* **WORK TO BE COMPLETED**: Return the material exactly, first line through the line containing "const levelY = [0, 765, 0, 750, 752, 0, 765, 762];", and nothing more. Pictures stay out.

========

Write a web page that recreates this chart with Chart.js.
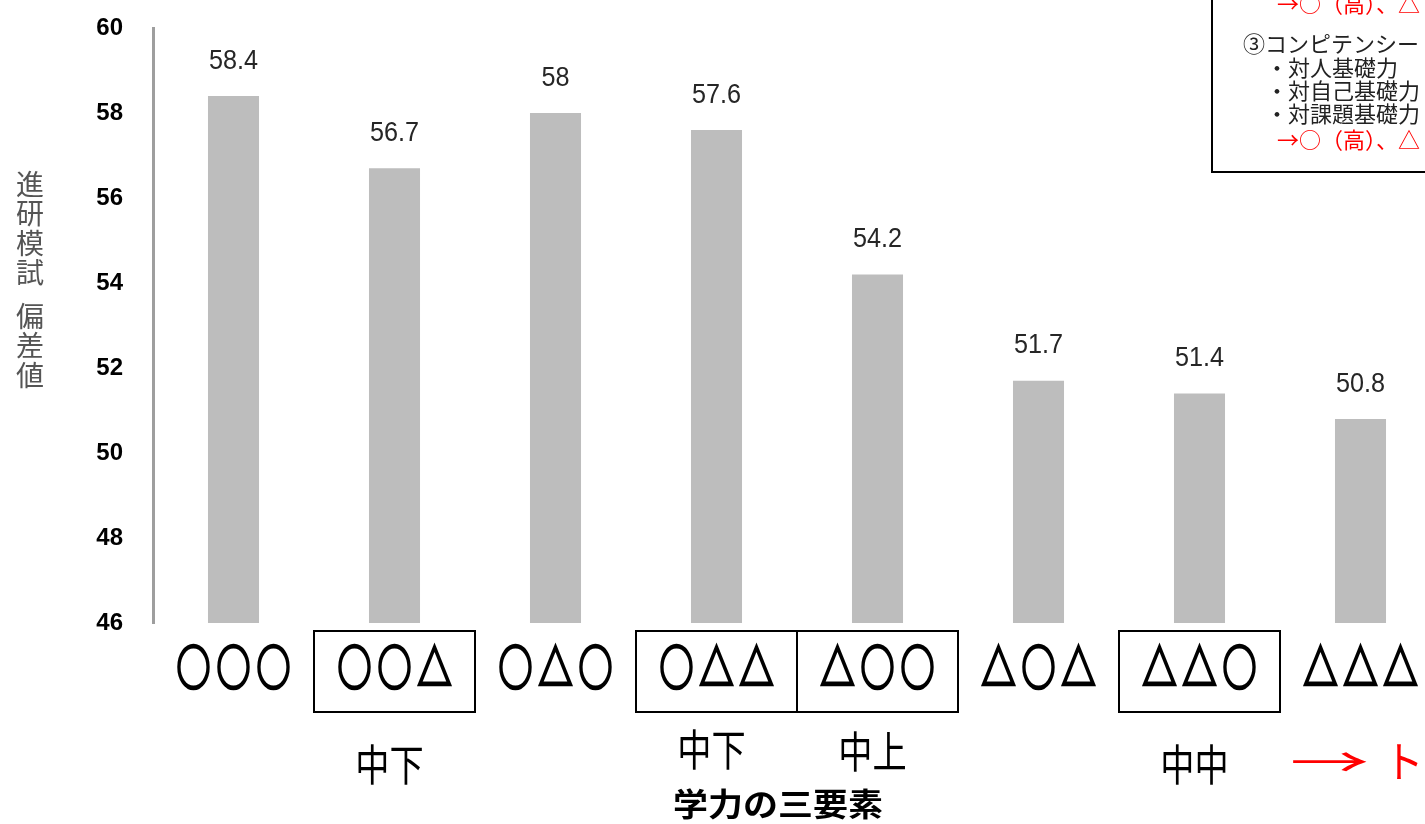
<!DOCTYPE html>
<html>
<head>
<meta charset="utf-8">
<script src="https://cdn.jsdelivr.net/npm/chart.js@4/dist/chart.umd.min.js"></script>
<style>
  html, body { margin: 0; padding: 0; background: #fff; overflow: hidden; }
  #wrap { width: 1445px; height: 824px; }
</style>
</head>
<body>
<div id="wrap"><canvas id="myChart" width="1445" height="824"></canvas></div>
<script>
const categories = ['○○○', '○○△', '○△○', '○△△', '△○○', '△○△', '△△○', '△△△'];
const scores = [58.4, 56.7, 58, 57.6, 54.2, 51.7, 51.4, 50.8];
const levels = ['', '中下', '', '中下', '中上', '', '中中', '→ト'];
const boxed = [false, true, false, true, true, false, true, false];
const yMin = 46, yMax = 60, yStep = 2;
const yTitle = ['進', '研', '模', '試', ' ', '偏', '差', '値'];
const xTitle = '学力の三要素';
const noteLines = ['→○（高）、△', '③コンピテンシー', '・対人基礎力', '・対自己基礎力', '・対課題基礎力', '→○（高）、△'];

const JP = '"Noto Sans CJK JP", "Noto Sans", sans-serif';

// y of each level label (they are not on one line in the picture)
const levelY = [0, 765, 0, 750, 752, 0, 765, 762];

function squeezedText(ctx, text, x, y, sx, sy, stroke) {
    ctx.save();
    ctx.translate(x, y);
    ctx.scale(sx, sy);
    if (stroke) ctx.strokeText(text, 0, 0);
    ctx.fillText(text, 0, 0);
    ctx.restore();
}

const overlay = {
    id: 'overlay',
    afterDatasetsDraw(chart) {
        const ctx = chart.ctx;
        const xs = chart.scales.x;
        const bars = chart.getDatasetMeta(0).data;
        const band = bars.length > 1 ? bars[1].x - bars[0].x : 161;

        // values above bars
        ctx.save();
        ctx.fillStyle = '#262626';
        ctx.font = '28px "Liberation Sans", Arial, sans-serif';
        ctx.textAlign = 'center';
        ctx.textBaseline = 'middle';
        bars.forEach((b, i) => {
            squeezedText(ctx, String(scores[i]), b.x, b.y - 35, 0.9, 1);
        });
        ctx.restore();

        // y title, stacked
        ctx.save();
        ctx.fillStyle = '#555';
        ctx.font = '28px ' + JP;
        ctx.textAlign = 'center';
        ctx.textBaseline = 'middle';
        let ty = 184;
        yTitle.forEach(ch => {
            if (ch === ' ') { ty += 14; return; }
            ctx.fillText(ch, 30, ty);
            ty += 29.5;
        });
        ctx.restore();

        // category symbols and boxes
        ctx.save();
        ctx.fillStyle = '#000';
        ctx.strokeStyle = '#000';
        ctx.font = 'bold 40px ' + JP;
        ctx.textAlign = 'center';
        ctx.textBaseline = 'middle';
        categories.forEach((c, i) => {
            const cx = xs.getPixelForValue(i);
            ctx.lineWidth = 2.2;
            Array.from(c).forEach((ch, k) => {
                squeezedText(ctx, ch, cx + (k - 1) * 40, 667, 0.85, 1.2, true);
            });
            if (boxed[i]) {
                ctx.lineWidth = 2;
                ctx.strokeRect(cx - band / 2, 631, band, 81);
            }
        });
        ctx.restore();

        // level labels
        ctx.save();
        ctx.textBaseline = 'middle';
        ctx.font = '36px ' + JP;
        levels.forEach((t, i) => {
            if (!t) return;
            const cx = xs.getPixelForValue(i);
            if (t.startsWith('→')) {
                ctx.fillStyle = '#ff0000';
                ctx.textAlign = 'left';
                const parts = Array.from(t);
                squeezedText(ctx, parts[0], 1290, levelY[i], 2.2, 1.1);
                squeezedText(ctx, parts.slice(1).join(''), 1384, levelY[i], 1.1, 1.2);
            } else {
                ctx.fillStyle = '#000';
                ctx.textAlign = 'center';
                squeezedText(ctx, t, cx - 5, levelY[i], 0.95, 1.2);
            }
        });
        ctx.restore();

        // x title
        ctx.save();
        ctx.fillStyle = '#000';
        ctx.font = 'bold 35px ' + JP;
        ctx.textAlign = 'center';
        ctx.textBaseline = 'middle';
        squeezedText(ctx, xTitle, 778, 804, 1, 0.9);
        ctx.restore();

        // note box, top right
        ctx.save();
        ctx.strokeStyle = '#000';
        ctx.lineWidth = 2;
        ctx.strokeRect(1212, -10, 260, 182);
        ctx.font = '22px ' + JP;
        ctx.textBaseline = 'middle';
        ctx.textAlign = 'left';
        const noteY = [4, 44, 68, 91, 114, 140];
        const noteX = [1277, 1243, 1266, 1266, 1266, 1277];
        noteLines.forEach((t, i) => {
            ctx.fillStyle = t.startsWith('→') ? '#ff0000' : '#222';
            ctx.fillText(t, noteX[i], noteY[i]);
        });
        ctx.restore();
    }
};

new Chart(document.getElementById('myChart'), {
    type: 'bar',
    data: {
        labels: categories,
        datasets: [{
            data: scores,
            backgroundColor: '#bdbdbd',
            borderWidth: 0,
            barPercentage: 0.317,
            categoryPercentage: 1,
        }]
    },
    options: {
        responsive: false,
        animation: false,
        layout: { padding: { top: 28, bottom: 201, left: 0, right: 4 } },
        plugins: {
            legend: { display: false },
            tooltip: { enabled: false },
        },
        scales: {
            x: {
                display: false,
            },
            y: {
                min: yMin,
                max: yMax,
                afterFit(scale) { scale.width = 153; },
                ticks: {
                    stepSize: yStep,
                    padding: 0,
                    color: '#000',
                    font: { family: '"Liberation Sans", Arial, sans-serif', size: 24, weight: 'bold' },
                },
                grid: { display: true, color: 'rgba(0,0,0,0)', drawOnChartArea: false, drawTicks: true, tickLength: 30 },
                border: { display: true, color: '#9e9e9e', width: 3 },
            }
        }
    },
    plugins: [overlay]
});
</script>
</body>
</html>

========

* **EXERCISE RESPONSE**:
Write a web page that recreates this chart with Chart.js.
<!DOCTYPE html>
<html>
<head>
<meta charset="utf-8">
<script src="https://cdn.jsdelivr.net/npm/chart.js@4/dist/chart.umd.min.js"></script>
<style>
  html, body { margin: 0; padding: 0; background: #fff; overflow: hidden; }
  #wrap { width: 1445px; height: 824px; }
</style>
</head>
<body>
<div id="wrap"><canvas id="myChart" width="1445" height="824"></canvas></div>
<script>
const categories = ['○○○', '○○△', '○△○', '○△△', '△○○', '△○△', '△△○', '△△△'];
const scores = [58.4, 56.7, 58, 57.6, 54.2, 51.7, 51.4, 50.8];
const levels = ['', '中下', '', '中下', '中上', '', '中中', '→ト'];
const boxed = [false, true, false, true, true, false, true, false];
const yMin = 46, yMax = 60, yStep = 2;
const yTitle = ['進', '研', '模', '試', ' ', '偏', '差', '値'];
const xTitle = '学力の三要素';
const noteLines = ['→○（高）、△', '③コンピテンシー', '・対人基礎力', '・対自己基礎力', '・対課題基礎力', '→○（高）、△'];

const JP = '"Noto Sans CJK JP", "Noto Sans", sans-serif';

// y of each level label (they are not on one line in the picture)
const levelY = [0, 765, 0, 750, 752, 0, 765, 762];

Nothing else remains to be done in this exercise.